Shelton v. Powers

111 Wash. 302 | Wash. | 1920

Mitchell, J.

These two actions were consolidated for the purpose of trial and were tried to the court without a jury, resulting in a judgment in both cases against Chauncey W. Shelton, who has appealed.

By agreement they were consolidated for the purpose of the appeal. The suit by Shelton was for the cancellation of instruments. The suit against him was upon promissory notes made and delivered by him. Formal findings of fact and conclusions of law covering both cases were signed and filed, which clearly support the judgment. No exceptions were taken to the findings of fact or conclusions of law, nor were any findings proposed by the appellant.

*303The two first assignments of error relate to the rejection of evidence. The assignments are indefinite and appellant has not furnished any reference or citations to the pages of the statement of facts for the purpose of disclosing any prejudicial ruling in the rejection of evidence. While under the case of Morrisey v. Schultz, 68 Wash. 237, 122 Pac. 1065, we are not called upon to search the record in this respect, we have, however, because of its being a small record, examined it with care and fail to find any support for the claim of errors.

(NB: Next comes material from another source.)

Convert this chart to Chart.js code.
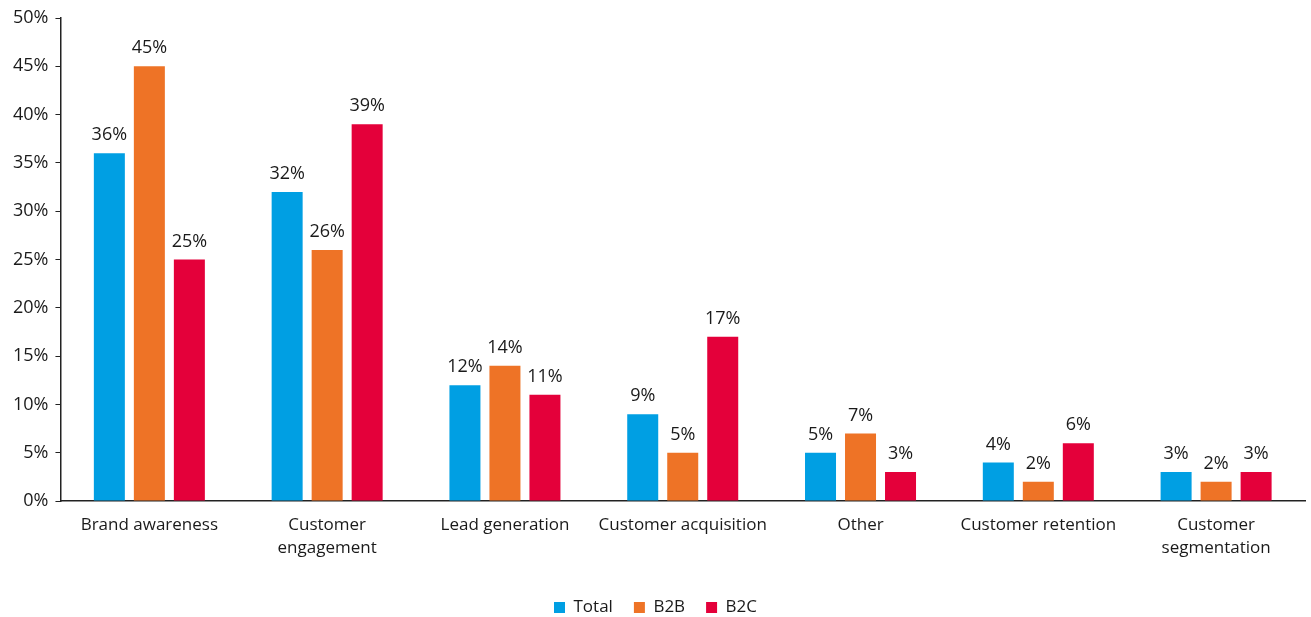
<!DOCTYPE html>
<html>
<head>
    <title>Goals chart</title>
    <style>
        body {
            margin: 0;
            background: #fff;
        }
        .chart-container {
            width: 1311px;
            height: 617px;
            position: relative;
        }
    </style>
    <script src="https://cdn.jsdelivr.net/npm/chart.js"></script>
</head>
<body>
    <div class="chart-container">
        <canvas id="goalsChart"></canvas>
    </div>

    <script>
        // chart data
        const categories = [
            'Brand awareness',
            ['Customer', 'engagement'],
            'Lead generation',
            'Customer acquisition',
            'Other',
            'Customer retention',
            ['Customer', 'segmentation']
        ];
        const totalValues = [36, 32, 12, 9, 5, 4, 3];
        const b2bValues = [45, 26, 14, 5, 7, 2, 2];
        const b2cValues = [25, 39, 11, 17, 3, 6, 3];
        const yTicks = [0, 5, 10, 15, 20, 25, 30, 35, 40, 45, 50];

        const fontFamily = '"Open Sans", "Noto Sans", sans-serif';
        const textColor = '#1a1a1a';

        // draws the value above each bar
        const valueLabels = {
            id: 'valueLabels',
            afterDatasetsDraw(chart) {
                const ctx = chart.ctx;
                ctx.save();
                ctx.font = '18px ' + fontFamily;
                ctx.fillStyle = textColor;
                ctx.textAlign = 'center';
                ctx.textBaseline = 'bottom';
                chart.data.datasets.forEach((ds, i) => {
                    chart.getDatasetMeta(i).data.forEach((bar, j) => {
                        ctx.fillText(ds.data[j] + '%', bar.x, bar.y - 9);
                    });
                });
                ctx.restore();
            }
        };

        const ctx = document.getElementById('goalsChart').getContext('2d');
        new Chart(ctx, {
            type: 'bar',
            data: {
                labels: categories,
                datasets: [
                    { label: 'Total', data: totalValues, backgroundColor: '#009FE3' },
                    { label: 'B2B', data: b2bValues, backgroundColor: '#EE7326' },
                    { label: 'B2C', data: b2cValues, backgroundColor: '#E4003A' }
                ]
            },
            options: {
                responsive: true,
                maintainAspectRatio: false,
                animation: false,
                categoryPercentage: 0.675,
                barPercentage: 0.775,
                layout: {
                    padding: { top: 18, right: 6, bottom: -9, left: 6 }
                },
                scales: {
                    x: {
                        afterFit(scale) {
                            scale.height += 5;
                        },
                        grid: { drawOnChartArea: false, drawTicks: false },
                        border: { display: true, color: '#222', width: 1.5 },
                        ticks: {
                            padding: 13,
                            color: textColor,
                            font: { family: fontFamily, size: 17, lineHeight: 1.35 },
                            maxRotation: 0,
                            autoSkip: false
                        }
                    },
                    y: {
                        min: 0,
                        max: 50,
                        afterBuildTicks(axis) {
                            axis.ticks = yTicks.map(v => ({ value: v }));
                        },
                        grid: { drawOnChartArea: false, drawTicks: true, tickLength: 5, color: '#222' },
                        border: { display: true, color: '#222', width: 1.5 },
                        ticks: {
                            padding: 7,
                            color: textColor,
                            font: { family: fontFamily, size: 18 },
                            callback: v => v + '%'
                        }
                    }
                },
                plugins: {
                    legend: {
                        position: 'bottom',
                        labels: {
                            boxWidth: 11,
                            boxHeight: 11,
                            padding: 21,
                            color: textColor,
                            font: { family: fontFamily, size: 17 }
                        }
                    },
                    tooltip: { enabled: false }
                }
            },
            plugins: [valueLabels]
        });
    </script>
</body>
</html>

The other assignments are that the court erred in its findings, conclusions and judgment. Indeed, this is the only assignment argued either orally or in the brief. As to the action against the appellant, it being a law action, the statute (§ 367, Rem. Code) is mandatory that findings of fact and conclusions of law shall be made upon request, as was done in this case at the instance of respondents. Western Dry Goods Co. v. Hamilton, 86 Wash. 478, 150 Pac. 1171; Wilson v. Aberdeen, 25 Wash. 614, 66 Pac. 95. The failure to except to the findings prevents us from inquiring into the sufficiency of the evidence to sustain them. Harbican v. Chamberlin, 82 Wash. 556, 144 Pac. 717; Nichols v. Capen, 79 Wash. 120, 139 Pac. 868.

As to the action by appellant, it is true it is an equity case wherein it was not necessary for the trial court to make findings of fact, but “we have repeatedly held that, where findings of fact are made in an equity case, exception must be taken to such findings in order to secure a review of the trial court’s conclusions reached therein.” Ready v. McGillivray, 109 Wash. 387, 186 Pac. 902.

Affirmed as to both cases.

Holcomb, C. J., Parker, Main, and Mackintosh, JJ., concur.